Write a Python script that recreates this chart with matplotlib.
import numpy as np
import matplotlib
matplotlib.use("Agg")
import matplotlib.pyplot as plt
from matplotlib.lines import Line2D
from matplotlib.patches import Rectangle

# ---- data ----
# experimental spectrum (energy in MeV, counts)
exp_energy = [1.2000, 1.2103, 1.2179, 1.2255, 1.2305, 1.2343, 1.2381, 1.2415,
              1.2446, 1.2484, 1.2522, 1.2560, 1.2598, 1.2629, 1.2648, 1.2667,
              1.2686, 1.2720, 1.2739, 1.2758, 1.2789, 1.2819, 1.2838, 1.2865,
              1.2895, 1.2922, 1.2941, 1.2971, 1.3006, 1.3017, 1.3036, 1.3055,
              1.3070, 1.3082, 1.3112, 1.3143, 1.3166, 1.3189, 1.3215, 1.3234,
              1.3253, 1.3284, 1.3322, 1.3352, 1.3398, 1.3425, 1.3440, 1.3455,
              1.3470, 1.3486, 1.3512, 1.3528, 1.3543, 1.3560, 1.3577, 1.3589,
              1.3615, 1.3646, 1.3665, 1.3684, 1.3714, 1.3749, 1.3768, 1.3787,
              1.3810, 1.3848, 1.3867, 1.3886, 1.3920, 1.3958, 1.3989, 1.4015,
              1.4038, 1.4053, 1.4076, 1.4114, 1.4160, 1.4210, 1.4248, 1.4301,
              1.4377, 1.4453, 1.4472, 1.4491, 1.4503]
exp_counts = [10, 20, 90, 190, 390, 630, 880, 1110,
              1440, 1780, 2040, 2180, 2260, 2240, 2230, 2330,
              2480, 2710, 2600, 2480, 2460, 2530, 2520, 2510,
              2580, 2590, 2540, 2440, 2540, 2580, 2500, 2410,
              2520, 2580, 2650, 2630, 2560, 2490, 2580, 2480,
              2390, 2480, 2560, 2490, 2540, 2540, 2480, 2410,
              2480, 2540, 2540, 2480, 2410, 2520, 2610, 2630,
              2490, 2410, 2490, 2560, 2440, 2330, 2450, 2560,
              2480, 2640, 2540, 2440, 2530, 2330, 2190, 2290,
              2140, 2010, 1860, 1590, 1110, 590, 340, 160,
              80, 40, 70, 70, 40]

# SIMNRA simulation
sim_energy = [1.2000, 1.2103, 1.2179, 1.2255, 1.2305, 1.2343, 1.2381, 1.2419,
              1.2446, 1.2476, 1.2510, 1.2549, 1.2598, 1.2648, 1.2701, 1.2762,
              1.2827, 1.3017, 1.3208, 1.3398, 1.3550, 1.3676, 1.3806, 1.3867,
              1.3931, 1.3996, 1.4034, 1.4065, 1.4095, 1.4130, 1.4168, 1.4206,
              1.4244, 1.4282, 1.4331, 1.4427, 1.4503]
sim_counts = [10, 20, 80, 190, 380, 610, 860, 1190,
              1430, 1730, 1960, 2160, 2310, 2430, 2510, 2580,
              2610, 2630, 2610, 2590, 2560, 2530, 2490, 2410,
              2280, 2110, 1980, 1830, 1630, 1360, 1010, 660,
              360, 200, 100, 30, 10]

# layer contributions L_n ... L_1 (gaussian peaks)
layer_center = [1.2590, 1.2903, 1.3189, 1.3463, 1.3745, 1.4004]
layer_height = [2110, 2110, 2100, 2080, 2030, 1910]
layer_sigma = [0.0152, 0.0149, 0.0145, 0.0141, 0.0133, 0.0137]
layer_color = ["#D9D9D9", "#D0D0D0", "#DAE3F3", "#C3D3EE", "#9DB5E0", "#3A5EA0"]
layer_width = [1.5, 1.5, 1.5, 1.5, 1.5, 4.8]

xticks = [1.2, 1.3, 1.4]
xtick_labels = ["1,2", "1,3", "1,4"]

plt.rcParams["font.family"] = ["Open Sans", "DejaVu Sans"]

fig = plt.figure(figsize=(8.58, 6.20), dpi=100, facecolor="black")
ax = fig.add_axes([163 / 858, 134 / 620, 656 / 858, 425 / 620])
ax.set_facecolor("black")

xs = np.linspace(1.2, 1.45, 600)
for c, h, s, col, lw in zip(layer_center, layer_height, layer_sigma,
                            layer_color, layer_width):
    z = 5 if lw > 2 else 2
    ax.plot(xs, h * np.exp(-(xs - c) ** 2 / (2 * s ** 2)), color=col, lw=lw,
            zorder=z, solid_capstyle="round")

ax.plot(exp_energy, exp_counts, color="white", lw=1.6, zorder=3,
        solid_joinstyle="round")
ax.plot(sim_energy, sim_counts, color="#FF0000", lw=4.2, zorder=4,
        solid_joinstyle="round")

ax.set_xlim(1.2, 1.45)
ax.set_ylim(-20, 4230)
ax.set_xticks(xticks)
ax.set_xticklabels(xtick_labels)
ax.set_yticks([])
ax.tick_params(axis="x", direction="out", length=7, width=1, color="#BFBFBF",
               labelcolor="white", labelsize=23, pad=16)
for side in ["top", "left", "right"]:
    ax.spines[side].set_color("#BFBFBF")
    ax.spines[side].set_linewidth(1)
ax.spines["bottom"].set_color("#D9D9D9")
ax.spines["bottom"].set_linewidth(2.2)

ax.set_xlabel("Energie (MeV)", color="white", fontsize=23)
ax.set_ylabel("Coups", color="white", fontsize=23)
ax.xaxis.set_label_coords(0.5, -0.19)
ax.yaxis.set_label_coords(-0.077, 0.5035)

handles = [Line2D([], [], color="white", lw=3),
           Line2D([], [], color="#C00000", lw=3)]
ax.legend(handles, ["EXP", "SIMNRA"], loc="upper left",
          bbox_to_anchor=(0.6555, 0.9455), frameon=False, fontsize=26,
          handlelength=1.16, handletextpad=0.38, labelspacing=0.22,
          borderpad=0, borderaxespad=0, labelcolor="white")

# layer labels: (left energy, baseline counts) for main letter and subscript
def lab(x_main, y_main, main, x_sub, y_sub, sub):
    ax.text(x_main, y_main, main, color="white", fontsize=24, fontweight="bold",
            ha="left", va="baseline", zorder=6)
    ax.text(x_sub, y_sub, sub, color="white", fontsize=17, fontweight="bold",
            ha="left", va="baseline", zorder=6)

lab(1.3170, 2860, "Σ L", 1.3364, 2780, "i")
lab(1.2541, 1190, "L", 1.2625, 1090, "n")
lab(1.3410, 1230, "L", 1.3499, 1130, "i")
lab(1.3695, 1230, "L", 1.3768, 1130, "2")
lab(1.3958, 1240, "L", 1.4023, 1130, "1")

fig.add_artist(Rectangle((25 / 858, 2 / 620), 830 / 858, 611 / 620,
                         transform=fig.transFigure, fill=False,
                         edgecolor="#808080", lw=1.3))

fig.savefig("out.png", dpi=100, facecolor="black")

## [THE TASK]
Give back exactly the material above from its opening line to the line bearing "from matplotlib.patches import Rectangle".

## [ANSWER TO THIS TASK]
Write a Python script that recreates this chart with matplotlib.
import numpy as np
import matplotlib
matplotlib.use("Agg")
import matplotlib.pyplot as plt
from matplotlib.lines import Line2D
from matplotlib.patches import Rectangle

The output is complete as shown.